EXERCISE AIM
Output every line exactly as written. Leave out pictures.
+-------+
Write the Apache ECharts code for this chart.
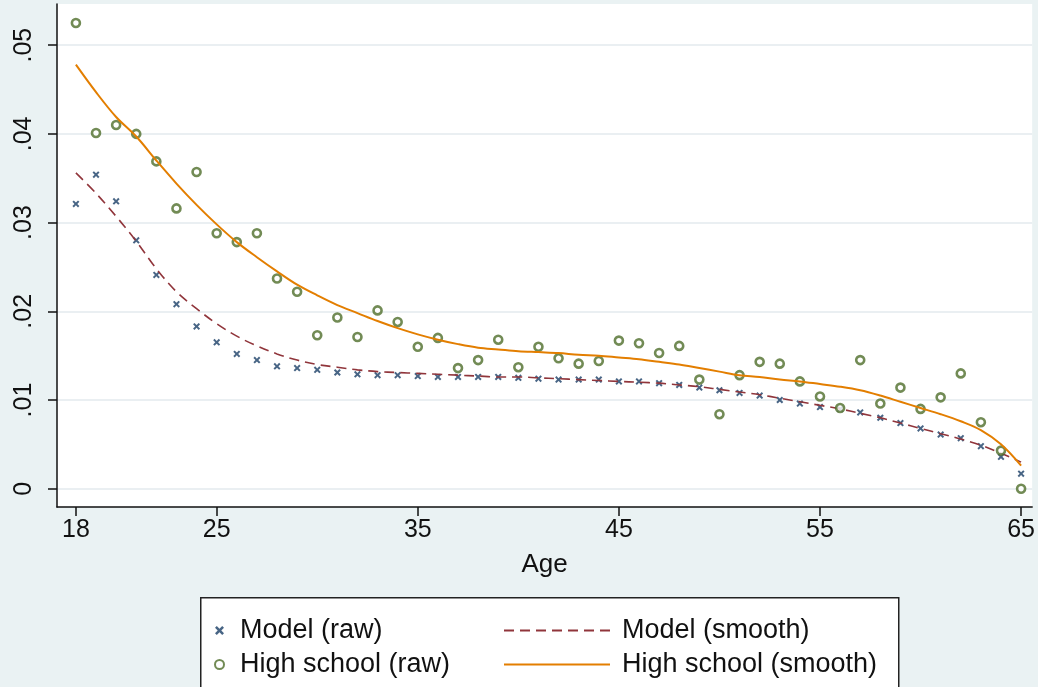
<!DOCTYPE html>
<html lang="en">
<head>
    <meta charset="UTF-8">
    <title>Age profile</title>
    <style>
        html,body{
            margin: 0;
            padding: 0;
            background: #eaf2f3;
        }
        #chartmain{
            width: 1038px;
            height: 687px;
        }
    </style>
</head>
<body>
<div id="chartmain"></div>

<script src="https://cdn.jsdelivr.net/npm/echarts@6/dist/echarts.min.js"></script>
<script type="text/javascript">
    // ages 18..65
    var ages = [18,19,20,21,22,23,24,25,26,27,28,29,30,31,32,33,34,35,36,37,38,39,40,41,
        42,43,44,45,46,47,48,49,50,51,52,53,54,55,56,57,58,59,60,61,62,63,64,65];

    var modelRaw = [0.0321,0.0354,0.0324,0.0280,0.0241,0.0208,0.0183,0.0165,0.0152,0.0145,0.0138,0.0136,
        0.0134,0.0131,0.0129,0.0128,0.0128,0.0127,0.0126,0.0126,0.0126,0.0126,0.0125,0.0124,
        0.0123,0.0123,0.0123,0.0121,0.0121,0.0119,0.0117,0.0114,0.0111,0.0108,0.0105,0.0100,
        0.0096,0.0092,0.0090,0.0086,0.0080,0.0074,0.0068,0.0061,0.0057,0.0048,0.0036,0.0017];

    var modelSmooth = [0.0356,0.0333,0.0307,0.0279,0.0248,0.0222,0.0203,0.0186,0.0172,0.0161,0.0152,0.0145,
        0.0140,0.0137,0.0134,0.0132,0.0131,0.0130,0.0129,0.0128,0.0127,0.0126,0.0126,0.0125,
        0.0124,0.0123,0.0122,0.0121,0.0120,0.0119,0.0117,0.0115,0.0112,0.0109,0.0106,0.0102,
        0.0098,0.0094,0.0090,0.0085,0.0080,0.0074,0.0068,0.0062,0.0056,0.0049,0.0040,0.0030];

    var hsRaw = [0.0525,0.0401,0.0410,0.0400,0.0369,0.0316,0.0357,0.0288,0.0278,0.0288,0.0237,0.0222,
        0.0173,0.0193,0.0171,0.0201,0.0188,0.0160,0.0170,0.0136,0.0145,0.0168,0.0137,0.0160,
        0.0147,0.0141,0.0144,0.0167,0.0164,0.0153,0.0161,0.0123,0.0084,0.0128,0.0143,0.0141,
        0.0121,0.0104,0.0091,0.0145,0.0096,0.0114,0.0090,0.0103,0.0130,0.0075,0.0043,0.0000];

    var hsSmooth = [0.0478,0.0447,0.0419,0.0397,0.0370,0.0344,0.0320,0.0298,0.0278,0.0261,0.0245,0.0230,
        0.0218,0.0207,0.0198,0.0189,0.0181,0.0174,0.0168,0.0163,0.0159,0.0157,0.0155,0.0154,
        0.0153,0.0151,0.0150,0.0148,0.0146,0.0143,0.0140,0.0136,0.0132,0.0128,0.0126,0.0123,
        0.0121,0.0118,0.0115,0.0111,0.0105,0.0098,0.0091,0.0084,0.0076,0.0066,0.0050,0.0026];

    var xTicks = [18,25,35,45,55,65];
    var yTicks = [0,0.01,0.02,0.03,0.04,0.05];

    function pairs(xs, ys){
        var out = [];
        for (var i = 0; i < xs.length; i++) {
            out.push([xs[i], ys[i]]);
        }
        return out;
    }

    // small "x" marker like Stata's
    var xMark = 'path://M0,2L2,0L5,3L8,0L10,2L7,5L10,8L8,10L5,7L2,10L0,8L3,5Z';
    var fontFam = '"Liberation Sans", Arial, sans-serif';

    var option = {
        backgroundColor: '#eaf2f3',
        animation: false,
        grid: {
            left: 57,
            right: 4,
            top: 4,
            bottom: 180,
            show: true,
            backgroundColor: '#ffffff',
            borderWidth: 0
        },
        xAxis: {
            type: 'value',
            min: 17.06,
            max: 65.55,
            name: 'Age',
            nameLocation: 'middle',
            nameGap: 45,
            nameTextStyle: {color: '#111', fontSize: 26, fontFamily: fontFam},
            axisLine: {show: true, onZero: false, lineStyle: {color: '#111', width: 1.5}},
            axisTick: {show: true, length: 9, customValues: xTicks, lineStyle: {color: '#111', width: 1.5}},
            axisLabel: {customValues: xTicks, margin: 11, color: '#111', fontSize: 25, fontFamily: fontFam},
            splitLine: {show: false}
        },
        yAxis: {
            type: 'value',
            min: -0.00206,
            max: 0.05464,
            axisLine: {show: true, onZero: false, lineStyle: {color: '#111', width: 1.5}},
            axisTick: {show: true, length: 9, customValues: yTicks, lineStyle: {color: '#111', width: 1.5}},
            axisLabel: {
                customValues: yTicks,
                rotate: 90,
                margin: 20,
                color: '#111',
                fontSize: 25,
                fontFamily: fontFam,
                formatter: function (v) {
                    return v === 0 ? '0' : String(v).replace(/^0/, '');
                }
            },
            splitLine: {show: true, lineStyle: {color: '#e3eaee', width: 1.5}}
        },
        graphic: [{
            type: 'rect',
            left: 200,
            top: 597,
            z: 0,
            shape: {width: 698, height: 100},
            style: {fill: '#ffffff', stroke: '#222', lineWidth: 1.5}
        }],
        legend: [{
            // left column: raw markers
            orient: 'vertical',
            left: 209,
            top: 612,
            itemWidth: 9,
            itemHeight: 9,
            itemGap: 7,
            data: ['Model (raw)', 'High school (raw)'],
            textStyle: {color: '#111', fontSize: 27, fontFamily: fontFam, padding: [0, 0, 0, 11]}
        }, {
            // right column: smooth lines
            orient: 'vertical',
            left: 498,
            top: 612,
            itemWidth: 106,
            itemHeight: 2,
            itemGap: 7,
            itemStyle: {opacity: 0},
            data: ['Model (smooth)', 'High school (smooth)'],
            textStyle: {color: '#111', fontSize: 27, fontFamily: fontFam, padding: [0, 0, 0, 7]}
        }],
        series: [{
            name: 'Model (raw)',
            type: 'scatter',
            symbol: xMark,
            symbolSize: 7,
            itemStyle: {color: '#1a3f66'},
            data: pairs(ages, modelRaw),
            z: 2
        }, {
            name: 'Model (smooth)',
            type: 'line',
            smooth: 0.35,
            showSymbol: false,
            symbol: 'none',
            lineStyle: {color: '#90353b', width: 1.6, type: [10, 6]},
            itemStyle: {color: '#90353b'},
            data: pairs(ages, modelSmooth),
            z: 3
        }, {
            name: 'High school (raw)',
            type: 'scatter',
            symbol: 'circle',
            symbolSize: 8,
            itemStyle: {color: '#ffffff', borderColor: '#4f6e2a', borderWidth: 2.6},
            data: pairs(ages, hsRaw),
            z: 4
        }, {
            name: 'High school (smooth)',
            type: 'line',
            smooth: 0.35,
            showSymbol: false,
            symbol: 'none',
            lineStyle: {color: '#e37e00', width: 2},
            itemStyle: {color: '#e37e00'},
            data: pairs(ages, hsSmooth),
            z: 5
        }]
    };

    var myChart = echarts.init(document.getElementById('chartmain'));
    myChart.setOption(option);
</script>
</body>
</html>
+-------+
SOLVED EXERCISE
Write the Apache ECharts code for this chart.
<!DOCTYPE html>
<html lang="en">
<head>
    <meta charset="UTF-8">
    <title>Age profile</title>
    <style>
        html,body{
            margin: 0;
            padding: 0;
            background: #eaf2f3;
        }
        #chartmain{
            width: 1038px;
            height: 687px;
        }
    </style>
</head>
<body>
<div id="chartmain"></div>

<script src="https://cdn.jsdelivr.net/npm/echarts@6/dist/echarts.min.js"></script>
<script type="text/javascript">
    // ages 18..65
    var ages = [18,19,20,21,22,23,24,25,26,27,28,29,30,31,32,33,34,35,36,37,38,39,40,41,
        42,43,44,45,46,47,48,49,50,51,52,53,54,55,56,57,58,59,60,61,62,63,64,65];

    var modelRaw = [0.0321,0.0354,0.0324,0.0280,0.0241,0.0208,0.0183,0.0165,0.0152,0.0145,0.0138,0.0136,
        0.0134,0.0131,0.0129,0.0128,0.0128,0.0127,0.0126,0.0126,0.0126,0.0126,0.0125,0.0124,
        0.0123,0.0123,0.0123,0.0121,0.0121,0.0119,0.0117,0.0114,0.0111,0.0108,0.0105,0.0100,
        0.0096,0.0092,0.0090,0.0086,0.0080,0.0074,0.0068,0.0061,0.0057,0.0048,0.0036,0.0017];

    var modelSmooth = [0.0356,0.0333,0.0307,0.0279,0.0248,0.0222,0.0203,0.0186,0.0172,0.0161,0.0152,0.0145,
        0.0140,0.0137,0.0134,0.0132,0.0131,0.0130,0.0129,0.0128,0.0127,0.0126,0.0126,0.0125,
        0.0124,0.0123,0.0122,0.0121,0.0120,0.0119,0.0117,0.0115,0.0112,0.0109,0.0106,0.0102,
        0.0098,0.0094,0.0090,0.0085,0.0080,0.0074,0.0068,0.0062,0.0056,0.0049,0.0040,0.0030];

    var hsRaw = [0.0525,0.0401,0.0410,0.0400,0.0369,0.0316,0.0357,0.0288,0.0278,0.0288,0.0237,0.0222,
        0.0173,0.0193,0.0171,0.0201,0.0188,0.0160,0.0170,0.0136,0.0145,0.0168,0.0137,0.0160,
        0.0147,0.0141,0.0144,0.0167,0.0164,0.0153,0.0161,0.0123,0.0084,0.0128,0.0143,0.0141,
        0.0121,0.0104,0.0091,0.0145,0.0096,0.0114,0.0090,0.0103,0.0130,0.0075,0.0043,0.0000];

    var hsSmooth = [0.0478,0.0447,0.0419,0.0397,0.0370,0.0344,0.0320,0.0298,0.0278,0.0261,0.0245,0.0230,
        0.0218,0.0207,0.0198,0.0189,0.0181,0.0174,0.0168,0.0163,0.0159,0.0157,0.0155,0.0154,
        0.0153,0.0151,0.0150,0.0148,0.0146,0.0143,0.0140,0.0136,0.0132,0.0128,0.0126,0.0123,
        0.0121,0.0118,0.0115,0.0111,0.0105,0.0098,0.0091,0.0084,0.0076,0.0066,0.0050,0.0026];

    var xTicks = [18,25,35,45,55,65];
    var yTicks = [0,0.01,0.02,0.03,0.04,0.05];

    function pairs(xs, ys){
        var out = [];
        for (var i = 0; i < xs.length; i++) {
            out.push([xs[i], ys[i]]);
        }
        return out;
    }

    // small "x" marker like Stata's
    var xMark = 'path://M0,2L2,0L5,3L8,0L10,2L7,5L10,8L8,10L5,7L2,10L0,8L3,5Z';
    var fontFam = '"Liberation Sans", Arial, sans-serif';

    var option = {
        backgroundColor: '#eaf2f3',
        animation: false,
        grid: {
            left: 57,
            right: 4,
            top: 4,
            bottom: 180,
            show: true,
            backgroundColor: '#ffffff',
            borderWidth: 0
        },
        xAxis: {
            type: 'value',
            min: 17.06,
            max: 65.55,
            name: 'Age',
            nameLocation: 'middle',
            nameGap: 45,
            nameTextStyle: {color: '#111', fontSize: 26, fontFamily: fontFam},
            axisLine: {show: true, onZero: false, lineStyle: {color: '#111', width: 1.5}},
            axisTick: {show: true, length: 9, customValues: xTicks, lineStyle: {color: '#111', width: 1.5}},
            axisLabel: {customValues: xTicks, margin: 11, color: '#111', fontSize: 25, fontFamily: fontFam},
            splitLine: {show: false}
        },
        yAxis: {
            type: 'value',
            min: -0.00206,
            max: 0.05464,
            axisLine: {show: true, onZero: false, lineStyle: {color: '#111', width: 1.5}},
            axisTick: {show: true, length: 9, customValues: yTicks, lineStyle: {color: '#111', width: 1.5}},
            axisLabel: {
                customValues: yTicks,
                rotate: 90,
                margin: 20,
                color: '#111',
                fontSize: 25,
                fontFamily: fontFam,
                formatter: function (v) {
                    return v === 0 ? '0' : String(v).replace(/^0/, '');
                }
            },
            splitLine: {show: true, lineStyle: {color: '#e3eaee', width: 1.5}}
        },
        graphic: [{
            type: 'rect',
            left: 200,
            top: 597,
            z: 0,
            shape: {width: 698, height: 100},
            style: {fill: '#ffffff', stroke: '#222', lineWidth: 1.5}
        }],
        legend: [{
            // left column: raw markers
            orient: 'vertical',
            left: 209,
            top: 612,
            itemWidth: 9,
            itemHeight: 9,
            itemGap: 7,
            data: ['Model (raw)', 'High school (raw)'],
            textStyle: {color: '#111', fontSize: 27, fontFamily: fontFam, padding: [0, 0, 0, 11]}
        }, {
            // right column: smooth lines
            orient: 'vertical',
            left: 498,
            top: 612,
            itemWidth: 106,
            itemHeight: 2,
            itemGap: 7,
            itemStyle: {opacity: 0},
            data: ['Model (smooth)', 'High school (smooth)'],
            textStyle: {color: '#111', fontSize: 27, fontFamily: fontFam, padding: [0, 0, 0, 7]}
        }],
        series: [{
            name: 'Model (raw)',
            type: 'scatter',
            symbol: xMark,
            symbolSize: 7,
            itemStyle: {color: '#1a3f66'},
            data: pairs(ages, modelRaw),
            z: 2
        }, {
            name: 'Model (smooth)',
            type: 'line',
            smooth: 0.35,
            showSymbol: false,
            symbol: 'none',
            lineStyle: {color: '#90353b', width: 1.6, type: [10, 6]},
            itemStyle: {color: '#90353b'},
            data: pairs(ages, modelSmooth),
            z: 3
        }, {
            name: 'High school (raw)',
            type: 'scatter',
            symbol: 'circle',
            symbolSize: 8,
            itemStyle: {color: '#ffffff', borderColor: '#4f6e2a', borderWidth: 2.6},
            data: pairs(ages, hsRaw),
            z: 4
        }, {
            name: 'High school (smooth)',
            type: 'line',
            smooth: 0.35,
            showSymbol: false,
            symbol: 'none',
            lineStyle: {color: '#e37e00', width: 2},
            itemStyle: {color: '#e37e00'},
            data: pairs(ages, hsSmooth),
            z: 5
        }]
    };

    var myChart = echarts.init(document.getElementById('chartmain'));
    myChart.setOption(option);
</script>
</body>
</html>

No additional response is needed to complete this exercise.